## Dataset extract

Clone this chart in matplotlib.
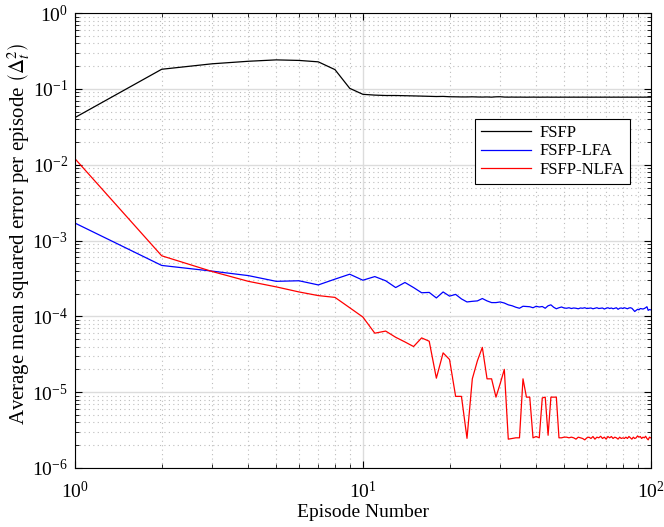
import matplotlib
matplotlib.use("Agg")
import matplotlib.pyplot as plt
import numpy as np

plt.rcParams['font.family'] = ['Liberation Serif', 'DejaVu Serif']
plt.rcParams['mathtext.fontset'] = 'stix'

episodes = list(range(1, 101))

fsfp = [0.042, 0.182, 0.215, 0.232, 0.242, 0.238, 0.228, 0.180, 0.102, 0.085,
        0.083, 0.082, 0.082, 0.0815, 0.081, 0.0805, 0.080, 0.0795, 0.0798, 0.0790,
        0.0788, 0.0785, 0.0785, 0.0788, 0.0784, 0.0782, 0.0785, 0.0780, 0.0788, 0.0790,
        0.0782, 0.0780, 0.0782, 0.0780, 0.0781, 0.0780, 0.0779, 0.0780, 0.0781, 0.0780,
        0.0779, 0.0780, 0.0780, 0.0781, 0.0779, 0.0780, 0.0780, 0.0779, 0.0780, 0.0780,
        0.0780, 0.0779, 0.0780, 0.0780, 0.0780, 0.0779, 0.0780, 0.0780, 0.0780, 0.0780,
        0.0780, 0.0779, 0.0780, 0.0780, 0.0780, 0.0780, 0.0779, 0.0780, 0.0780, 0.0780,
        0.0780, 0.0780, 0.0779, 0.0780, 0.0780, 0.0780, 0.0780, 0.0780, 0.0779, 0.0780,
        0.0780, 0.0780, 0.0780, 0.0780, 0.0780, 0.0779, 0.0780, 0.0780, 0.0780, 0.0780,
        0.0780, 0.0780, 0.0780, 0.0779, 0.0780, 0.0780, 0.0780, 0.0780, 0.0780, 0.0780]

fsfp_lfa = [1.70e-3, 4.70e-4, 3.95e-4, 3.45e-4, 2.90e-4, 2.95e-4, 2.60e-4, 3.10e-4, 3.60e-4, 3.00e-4,
            3.35e-4, 2.95e-4, 2.40e-4, 2.80e-4, 2.40e-4, 2.05e-4, 2.07e-4, 1.75e-4, 2.10e-4, 1.85e-4,
            1.95e-4, 1.70e-4, 1.55e-4, 1.58e-4, 1.60e-4, 1.72e-4, 1.60e-4, 1.52e-4, 1.52e-4, 1.55e-4,
            1.50e-4, 1.42e-4, 1.38e-4, 1.32e-4, 1.28e-4, 1.36e-4, 1.35e-4, 1.34e-4, 1.30e-4, 1.36e-4,
            1.33e-4, 1.35e-4, 1.28e-4, 1.38e-4, 1.42e-4, 1.32e-4, 1.26e-4, 1.30e-4, 1.33e-4, 1.29e-4,
            1.28e-4, 1.30e-4, 1.27e-4, 1.29e-4, 1.28e-4, 1.26e-4, 1.29e-4, 1.28e-4, 1.30e-4, 1.27e-4,
            1.28e-4, 1.29e-4, 1.26e-4, 1.28e-4, 1.30e-4, 1.27e-4, 1.28e-4, 1.29e-4, 1.25e-4, 1.28e-4,
            1.30e-4, 1.27e-4, 1.29e-4, 1.26e-4, 1.28e-4, 1.30e-4, 1.24e-4, 1.28e-4, 1.29e-4, 1.27e-4,
            1.30e-4, 1.28e-4, 1.26e-4, 1.29e-4, 1.30e-4, 1.28e-4, 1.22e-4, 1.16e-4, 1.20e-4, 1.24e-4,
            1.22e-4, 1.27e-4, 1.26e-4, 1.25e-4, 1.27e-4, 1.30e-4, 1.34e-4, 1.20e-4, 1.23e-4, 1.22e-4]

fsfp_nlfa = [1.20e-2, 6.30e-4, 3.90e-4, 2.90e-4, 2.45e-4, 2.10e-4, 1.88e-4, 1.78e-4, 1.30e-4, 9.80e-5,
             6.00e-5, 6.40e-5, 5.30e-5, 4.60e-5, 4.00e-5, 5.20e-5, 4.70e-5, 1.53e-5, 3.30e-5, 2.70e-5,
             8.80e-6, 8.80e-6, 2.46e-6, 1.50e-5, 2.60e-5, 3.90e-5, 1.50e-5, 1.50e-5, 8.60e-6, 1.30e-5,
             2.00e-5, 2.40e-6, 2.45e-6, 2.50e-6, 2.50e-6, 1.50e-5, 8.60e-6, 8.60e-6, 2.50e-6, 2.60e-6,
             2.50e-6, 8.40e-6, 8.60e-6, 2.70e-6, 8.60e-6, 8.60e-6, 8.60e-6, 2.50e-6, 2.50e-6, 2.55e-6,
             2.55e-6, 2.50e-6, 2.55e-6, 2.50e-6, 2.40e-6, 2.55e-6, 2.50e-6, 2.45e-6, 2.35e-6, 2.50e-6,
             2.55e-6, 2.45e-6, 2.60e-6, 2.40e-6, 2.55e-6, 2.50e-6, 2.62e-6, 2.45e-6, 2.55e-6, 2.40e-6,
             2.60e-6, 2.50e-6, 2.60e-6, 2.45e-6, 2.55e-6, 2.50e-6, 2.40e-6, 2.55e-6, 2.45e-6, 2.50e-6,
             2.45e-6, 2.55e-6, 2.45e-6, 2.60e-6, 2.50e-6, 2.40e-6, 2.55e-6, 2.45e-6, 2.50e-6, 2.65e-6,
             2.55e-6, 2.60e-6, 2.45e-6, 2.55e-6, 2.50e-6, 2.62e-6, 2.45e-6, 2.35e-6, 2.55e-6, 2.50e-6]

series_names = ['FSFP', 'FSFP-LFA', 'FSFP-NLFA']
x_label = 'Episode Number'
y_label = r'Average mean squared error per episode $\left(\Delta_t^2\right)$'

fig = plt.figure(figsize=(6.64, 5.27), dpi=100)
ax = fig.add_axes([0.113, 0.112, 0.867, 0.863])

ax.plot(episodes, fsfp, color='black', lw=0.9, label=series_names[0])
ax.plot(episodes, fsfp_lfa, color='blue', lw=0.9, label=series_names[1])
ax.plot(episodes, fsfp_nlfa, color='red', lw=0.9, label=series_names[2])

ax.set_xscale('log')
ax.set_yscale('log')
ax.set_xlim(1, 100)
ax.set_ylim(1e-6, 1)

ax.grid(True, which='major', color='#dcdcdc', linestyle='-', linewidth=1.0)
ax.grid(True, which='minor', color='#bdbdbd', linestyle=(0, (1, 3)), linewidth=0.8)
ax.set_axisbelow(True)

ax.tick_params(which='both', direction='in', top=True, right=True, labelsize=14)
ax.tick_params(which='major', length=5, width=0.8)
ax.tick_params(which='minor', length=3, width=0.6)
ax.tick_params(axis='x', which='major', pad=9)
ax.tick_params(axis='y', which='major', pad=5)
ax.yaxis.set_major_locator(matplotlib.ticker.LogLocator(base=10, numticks=10))
ax.yaxis.set_minor_locator(matplotlib.ticker.LogLocator(base=10, subs=np.arange(2, 10), numticks=20))
ax.yaxis.set_minor_formatter(matplotlib.ticker.NullFormatter())
ax.xaxis.set_minor_formatter(matplotlib.ticker.NullFormatter())
for sp in ax.spines.values():
    sp.set_linewidth(0.8)

ax.set_xlabel(x_label, fontsize=14, labelpad=2)
ax.set_ylabel(y_label, fontsize=15)
ax.yaxis.set_label_coords(-0.075, 0.516)

leg = ax.legend(loc='upper right', bbox_to_anchor=(0.964, 0.767), fontsize=12,
                fancybox=False, edgecolor='black', framealpha=1, borderaxespad=0,
                handlelength=3.0, borderpad=0.35, labelspacing=0.15, handletextpad=0.5)
leg.get_frame().set_linewidth(0.8)

fig.savefig('out.png', dpi=100)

## What is expected
Give the data again exactly as written, with all pictures left out.

## Output
Clone this chart in matplotlib.
import matplotlib
matplotlib.use("Agg")
import matplotlib.pyplot as plt
import numpy as np

plt.rcParams['font.family'] = ['Liberation Serif', 'DejaVu Serif']
plt.rcParams['mathtext.fontset'] = 'stix'

episodes = list(range(1, 101))

fsfp = [0.042, 0.182, 0.215, 0.232, 0.242, 0.238, 0.228, 0.180, 0.102, 0.085,
        0.083, 0.082, 0.082, 0.0815, 0.081, 0.0805, 0.080, 0.0795, 0.0798, 0.0790,
        0.0788, 0.0785, 0.0785, 0.0788, 0.0784, 0.0782, 0.0785, 0.0780, 0.0788, 0.0790,
        0.0782, 0.0780, 0.0782, 0.0780, 0.0781, 0.0780, 0.0779, 0.0780, 0.0781, 0.0780,
        0.0779, 0.0780, 0.0780, 0.0781, 0.0779, 0.0780, 0.0780, 0.0779, 0.0780, 0.0780,
        0.0780, 0.0779, 0.0780, 0.0780, 0.0780, 0.0779, 0.0780, 0.0780, 0.0780, 0.0780,
        0.0780, 0.0779, 0.0780, 0.0780, 0.0780, 0.0780, 0.0779, 0.0780, 0.0780, 0.0780,
        0.0780, 0.0780, 0.0779, 0.0780, 0.0780, 0.0780, 0.0780, 0.0780, 0.0779, 0.0780,
        0.0780, 0.0780, 0.0780, 0.0780, 0.0780, 0.0779, 0.0780, 0.0780, 0.0780, 0.0780,
        0.0780, 0.0780, 0.0780, 0.0779, 0.0780, 0.0780, 0.0780, 0.0780, 0.0780, 0.0780]

fsfp_lfa = [1.70e-3, 4.70e-4, 3.95e-4, 3.45e-4, 2.90e-4, 2.95e-4, 2.60e-4, 3.10e-4, 3.60e-4, 3.00e-4,
            3.35e-4, 2.95e-4, 2.40e-4, 2.80e-4, 2.40e-4, 2.05e-4, 2.07e-4, 1.75e-4, 2.10e-4, 1.85e-4,
            1.95e-4, 1.70e-4, 1.55e-4, 1.58e-4, 1.60e-4, 1.72e-4, 1.60e-4, 1.52e-4, 1.52e-4, 1.55e-4,
            1.50e-4, 1.42e-4, 1.38e-4, 1.32e-4, 1.28e-4, 1.36e-4, 1.35e-4, 1.34e-4, 1.30e-4, 1.36e-4,
            1.33e-4, 1.35e-4, 1.28e-4, 1.38e-4, 1.42e-4, 1.32e-4, 1.26e-4, 1.30e-4, 1.33e-4, 1.29e-4,
            1.28e-4, 1.30e-4, 1.27e-4, 1.29e-4, 1.28e-4, 1.26e-4, 1.29e-4, 1.28e-4, 1.30e-4, 1.27e-4,
            1.28e-4, 1.29e-4, 1.26e-4, 1.28e-4, 1.30e-4, 1.27e-4, 1.28e-4, 1.29e-4, 1.25e-4, 1.28e-4,
            1.30e-4, 1.27e-4, 1.29e-4, 1.26e-4, 1.28e-4, 1.30e-4, 1.24e-4, 1.28e-4, 1.29e-4, 1.27e-4,
            1.30e-4, 1.28e-4, 1.26e-4, 1.29e-4, 1.30e-4, 1.28e-4, 1.22e-4, 1.16e-4, 1.20e-4, 1.24e-4,
            1.22e-4, 1.27e-4, 1.26e-4, 1.25e-4, 1.27e-4, 1.30e-4, 1.34e-4, 1.20e-4, 1.23e-4, 1.22e-4]

fsfp_nlfa = [1.20e-2, 6.30e-4, 3.90e-4, 2.90e-4, 2.45e-4, 2.10e-4, 1.88e-4, 1.78e-4, 1.30e-4, 9.80e-5,
             6.00e-5, 6.40e-5, 5.30e-5, 4.60e-5, 4.00e-5, 5.20e-5, 4.70e-5, 1.53e-5, 3.30e-5, 2.70e-5,
             8.80e-6, 8.80e-6, 2.46e-6, 1.50e-5, 2.60e-5, 3.90e-5, 1.50e-5, 1.50e-5, 8.60e-6, 1.30e-5,
             2.00e-5, 2.40e-6, 2.45e-6, 2.50e-6, 2.50e-6, 1.50e-5, 8.60e-6, 8.60e-6, 2.50e-6, 2.60e-6,
             2.50e-6, 8.40e-6, 8.60e-6, 2.70e-6, 8.60e-6, 8.60e-6, 8.60e-6, 2.50e-6, 2.50e-6, 2.55e-6,
             2.55e-6, 2.50e-6, 2.55e-6, 2.50e-6, 2.40e-6, 2.55e-6, 2.50e-6, 2.45e-6, 2.35e-6, 2.50e-6,
             2.55e-6, 2.45e-6, 2.60e-6, 2.40e-6, 2.55e-6, 2.50e-6, 2.62e-6, 2.45e-6, 2.55e-6, 2.40e-6,
             2.60e-6, 2.50e-6, 2.60e-6, 2.45e-6, 2.55e-6, 2.50e-6, 2.40e-6, 2.55e-6, 2.45e-6, 2.50e-6,
             2.45e-6, 2.55e-6, 2.45e-6, 2.60e-6, 2.50e-6, 2.40e-6, 2.55e-6, 2.45e-6, 2.50e-6, 2.65e-6,
             2.55e-6, 2.60e-6, 2.45e-6, 2.55e-6, 2.50e-6, 2.62e-6, 2.45e-6, 2.35e-6, 2.55e-6, 2.50e-6]

series_names = ['FSFP', 'FSFP-LFA', 'FSFP-NLFA']
x_label = 'Episode Number'
y_label = r'Average mean squared error per episode $\left(\Delta_t^2\right)$'

fig = plt.figure(figsize=(6.64, 5.27), dpi=100)
ax = fig.add_axes([0.113, 0.112, 0.867, 0.863])

ax.plot(episodes, fsfp, color='black', lw=0.9, label=series_names[0])
ax.plot(episodes, fsfp_lfa, color='blue', lw=0.9, label=series_names[1])
ax.plot(episodes, fsfp_nlfa, color='red', lw=0.9, label=series_names[2])

ax.set_xscale('log')
ax.set_yscale('log')
ax.set_xlim(1, 100)
ax.set_ylim(1e-6, 1)

ax.grid(True, which='major', color='#dcdcdc', linestyle='-', linewidth=1.0)
ax.grid(True, which='minor', color='#bdbdbd', linestyle=(0, (1, 3)), linewidth=0.8)
ax.set_axisbelow(True)

ax.tick_params(which='both', direction='in', top=True, right=True, labelsize=14)
ax.tick_params(which='major', length=5, width=0.8)
ax.tick_params(which='minor', length=3, width=0.6)
ax.tick_params(axis='x', which='major', pad=9)
ax.tick_params(axis='y', which='major', pad=5)
ax.yaxis.set_major_locator(matplotlib.ticker.LogLocator(base=10, numticks=10))
ax.yaxis.set_minor_locator(matplotlib.ticker.LogLocator(base=10, subs=np.arange(2, 10), numticks=20))
ax.yaxis.set_minor_formatter(matplotlib.ticker.NullFormatter())
ax.xaxis.set_minor_formatter(matplotlib.ticker.NullFormatter())
for sp in ax.spines.values():
    sp.set_linewidth(0.8)

ax.set_xlabel(x_label, fontsize=14, labelpad=2)
ax.set_ylabel(y_label, fontsize=15)
ax.yaxis.set_label_coords(-0.075, 0.516)

leg = ax.legend(loc='upper right', bbox_to_anchor=(0.964, 0.767), fontsize=12,
                fancybox=False, edgecolor='black', framealpha=1, borderaxespad=0,
                handlelength=3.0, borderpad=0.35, labelspacing=0.15, handletextpad=0.5)
leg.get_frame().set_linewidth(0.8)

fig.savefig('out.png', dpi=100)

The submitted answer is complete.